Problem to work on:
Do any lines in the data below contain "this"? If so, copy every one of them.

Dataset rows:
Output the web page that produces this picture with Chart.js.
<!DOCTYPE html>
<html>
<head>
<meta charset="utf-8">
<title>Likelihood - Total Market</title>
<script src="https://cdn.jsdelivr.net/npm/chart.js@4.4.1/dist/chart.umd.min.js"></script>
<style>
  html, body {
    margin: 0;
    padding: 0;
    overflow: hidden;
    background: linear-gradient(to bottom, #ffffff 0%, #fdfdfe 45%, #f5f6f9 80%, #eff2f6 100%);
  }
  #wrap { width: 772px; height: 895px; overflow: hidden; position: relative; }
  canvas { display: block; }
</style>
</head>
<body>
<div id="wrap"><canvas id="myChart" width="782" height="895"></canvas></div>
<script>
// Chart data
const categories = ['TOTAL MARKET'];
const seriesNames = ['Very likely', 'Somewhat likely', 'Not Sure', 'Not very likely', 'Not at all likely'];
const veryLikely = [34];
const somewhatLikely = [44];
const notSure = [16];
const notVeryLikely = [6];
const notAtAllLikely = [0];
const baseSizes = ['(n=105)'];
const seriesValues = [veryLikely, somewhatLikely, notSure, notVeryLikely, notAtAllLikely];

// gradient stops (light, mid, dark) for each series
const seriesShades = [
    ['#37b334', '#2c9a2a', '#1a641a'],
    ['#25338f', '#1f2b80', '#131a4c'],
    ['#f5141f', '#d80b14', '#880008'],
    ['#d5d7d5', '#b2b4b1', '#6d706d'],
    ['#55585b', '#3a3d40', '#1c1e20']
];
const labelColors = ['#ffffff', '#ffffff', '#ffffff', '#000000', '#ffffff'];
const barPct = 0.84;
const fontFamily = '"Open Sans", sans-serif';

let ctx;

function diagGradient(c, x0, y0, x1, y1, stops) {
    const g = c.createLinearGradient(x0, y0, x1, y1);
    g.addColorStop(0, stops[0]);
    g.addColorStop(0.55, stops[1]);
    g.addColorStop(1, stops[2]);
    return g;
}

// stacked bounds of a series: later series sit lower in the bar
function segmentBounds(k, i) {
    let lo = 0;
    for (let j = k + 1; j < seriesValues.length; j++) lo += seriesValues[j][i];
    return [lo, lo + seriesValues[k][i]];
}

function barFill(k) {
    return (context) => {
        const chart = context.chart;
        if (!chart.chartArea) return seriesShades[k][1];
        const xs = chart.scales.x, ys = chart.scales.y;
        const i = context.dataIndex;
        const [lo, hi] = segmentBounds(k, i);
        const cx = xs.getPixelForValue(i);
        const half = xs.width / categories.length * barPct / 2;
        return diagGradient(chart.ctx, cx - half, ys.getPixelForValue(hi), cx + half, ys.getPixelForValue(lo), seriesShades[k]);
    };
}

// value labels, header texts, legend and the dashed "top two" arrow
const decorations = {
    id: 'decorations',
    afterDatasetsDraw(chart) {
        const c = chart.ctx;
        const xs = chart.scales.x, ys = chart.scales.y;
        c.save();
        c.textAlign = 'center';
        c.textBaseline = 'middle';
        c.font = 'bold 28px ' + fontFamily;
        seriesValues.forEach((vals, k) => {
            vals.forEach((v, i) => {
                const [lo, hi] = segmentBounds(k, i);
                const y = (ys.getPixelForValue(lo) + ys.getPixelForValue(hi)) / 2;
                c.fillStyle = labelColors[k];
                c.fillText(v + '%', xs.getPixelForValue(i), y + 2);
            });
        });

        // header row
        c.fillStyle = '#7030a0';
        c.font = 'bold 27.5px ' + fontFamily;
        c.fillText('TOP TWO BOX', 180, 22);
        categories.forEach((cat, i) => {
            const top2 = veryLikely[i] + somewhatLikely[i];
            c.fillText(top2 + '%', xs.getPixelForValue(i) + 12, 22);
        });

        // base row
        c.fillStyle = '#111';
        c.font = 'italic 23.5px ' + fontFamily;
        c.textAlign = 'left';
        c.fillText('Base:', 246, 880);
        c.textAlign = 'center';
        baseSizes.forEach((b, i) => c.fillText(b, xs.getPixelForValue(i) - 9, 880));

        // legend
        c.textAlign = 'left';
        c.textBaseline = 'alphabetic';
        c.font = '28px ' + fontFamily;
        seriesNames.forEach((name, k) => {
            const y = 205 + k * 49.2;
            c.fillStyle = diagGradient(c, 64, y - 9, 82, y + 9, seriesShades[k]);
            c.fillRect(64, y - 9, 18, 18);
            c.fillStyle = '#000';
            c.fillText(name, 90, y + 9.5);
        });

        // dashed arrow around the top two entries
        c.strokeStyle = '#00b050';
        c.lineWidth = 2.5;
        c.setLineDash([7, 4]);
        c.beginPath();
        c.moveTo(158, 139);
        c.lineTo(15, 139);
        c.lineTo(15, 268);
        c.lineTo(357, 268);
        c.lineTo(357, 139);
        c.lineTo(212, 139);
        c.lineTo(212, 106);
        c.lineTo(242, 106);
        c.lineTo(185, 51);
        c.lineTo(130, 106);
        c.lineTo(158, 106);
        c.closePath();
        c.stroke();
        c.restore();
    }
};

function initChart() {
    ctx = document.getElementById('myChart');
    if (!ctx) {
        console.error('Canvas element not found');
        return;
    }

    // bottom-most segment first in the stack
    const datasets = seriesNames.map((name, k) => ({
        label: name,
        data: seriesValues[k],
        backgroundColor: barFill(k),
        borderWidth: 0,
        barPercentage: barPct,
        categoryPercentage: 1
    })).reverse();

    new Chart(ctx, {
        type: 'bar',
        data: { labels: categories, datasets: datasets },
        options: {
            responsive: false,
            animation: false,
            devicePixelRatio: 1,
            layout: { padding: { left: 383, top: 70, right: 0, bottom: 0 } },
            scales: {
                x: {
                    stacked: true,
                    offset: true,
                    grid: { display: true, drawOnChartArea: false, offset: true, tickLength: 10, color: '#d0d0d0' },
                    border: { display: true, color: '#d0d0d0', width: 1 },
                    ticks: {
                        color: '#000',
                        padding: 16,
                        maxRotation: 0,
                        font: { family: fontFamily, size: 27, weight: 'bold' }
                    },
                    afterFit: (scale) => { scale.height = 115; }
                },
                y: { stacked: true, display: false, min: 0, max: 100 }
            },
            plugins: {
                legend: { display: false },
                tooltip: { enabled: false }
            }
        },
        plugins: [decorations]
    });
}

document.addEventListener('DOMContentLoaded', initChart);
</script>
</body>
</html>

--

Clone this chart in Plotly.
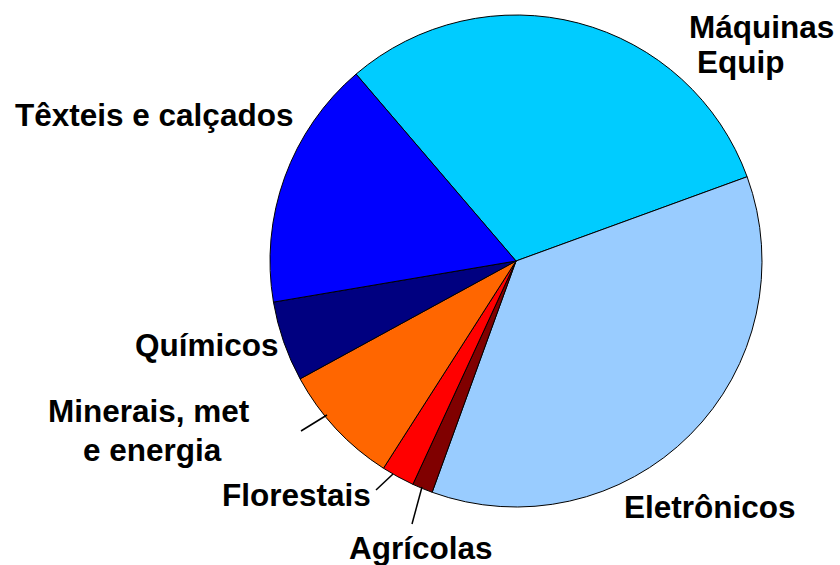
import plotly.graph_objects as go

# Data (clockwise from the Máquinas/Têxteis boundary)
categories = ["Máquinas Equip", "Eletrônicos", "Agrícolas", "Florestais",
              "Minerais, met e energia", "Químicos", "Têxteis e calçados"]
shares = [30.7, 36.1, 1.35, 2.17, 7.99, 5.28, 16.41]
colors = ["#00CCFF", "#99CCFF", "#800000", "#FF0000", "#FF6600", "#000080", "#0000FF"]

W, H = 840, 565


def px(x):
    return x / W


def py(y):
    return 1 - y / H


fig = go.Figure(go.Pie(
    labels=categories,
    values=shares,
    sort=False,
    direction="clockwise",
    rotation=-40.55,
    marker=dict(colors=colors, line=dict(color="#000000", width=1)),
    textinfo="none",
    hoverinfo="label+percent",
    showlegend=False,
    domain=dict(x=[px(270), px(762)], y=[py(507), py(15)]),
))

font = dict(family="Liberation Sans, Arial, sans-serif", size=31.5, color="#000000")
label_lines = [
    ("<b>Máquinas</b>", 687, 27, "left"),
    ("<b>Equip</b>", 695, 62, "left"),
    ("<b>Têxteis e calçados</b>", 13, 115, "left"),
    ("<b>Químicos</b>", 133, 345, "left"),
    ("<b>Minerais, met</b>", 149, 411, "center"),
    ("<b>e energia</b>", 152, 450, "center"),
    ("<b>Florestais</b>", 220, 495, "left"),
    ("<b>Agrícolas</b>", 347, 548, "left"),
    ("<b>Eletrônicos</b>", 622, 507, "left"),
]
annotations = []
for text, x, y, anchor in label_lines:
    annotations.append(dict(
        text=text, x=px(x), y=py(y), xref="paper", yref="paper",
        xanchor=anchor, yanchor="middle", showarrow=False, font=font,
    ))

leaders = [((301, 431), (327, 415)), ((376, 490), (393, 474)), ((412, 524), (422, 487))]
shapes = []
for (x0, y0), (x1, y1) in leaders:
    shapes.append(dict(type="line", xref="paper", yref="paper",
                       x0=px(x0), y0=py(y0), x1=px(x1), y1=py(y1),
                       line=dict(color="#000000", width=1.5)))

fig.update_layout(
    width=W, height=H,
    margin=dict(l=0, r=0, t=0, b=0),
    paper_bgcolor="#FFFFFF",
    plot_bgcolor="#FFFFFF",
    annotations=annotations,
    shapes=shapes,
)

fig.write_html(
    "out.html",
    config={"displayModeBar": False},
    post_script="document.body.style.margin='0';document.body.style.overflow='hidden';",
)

Full response:
Output the web page that produces this picture with Chart.js.
Clone this chart in Plotly.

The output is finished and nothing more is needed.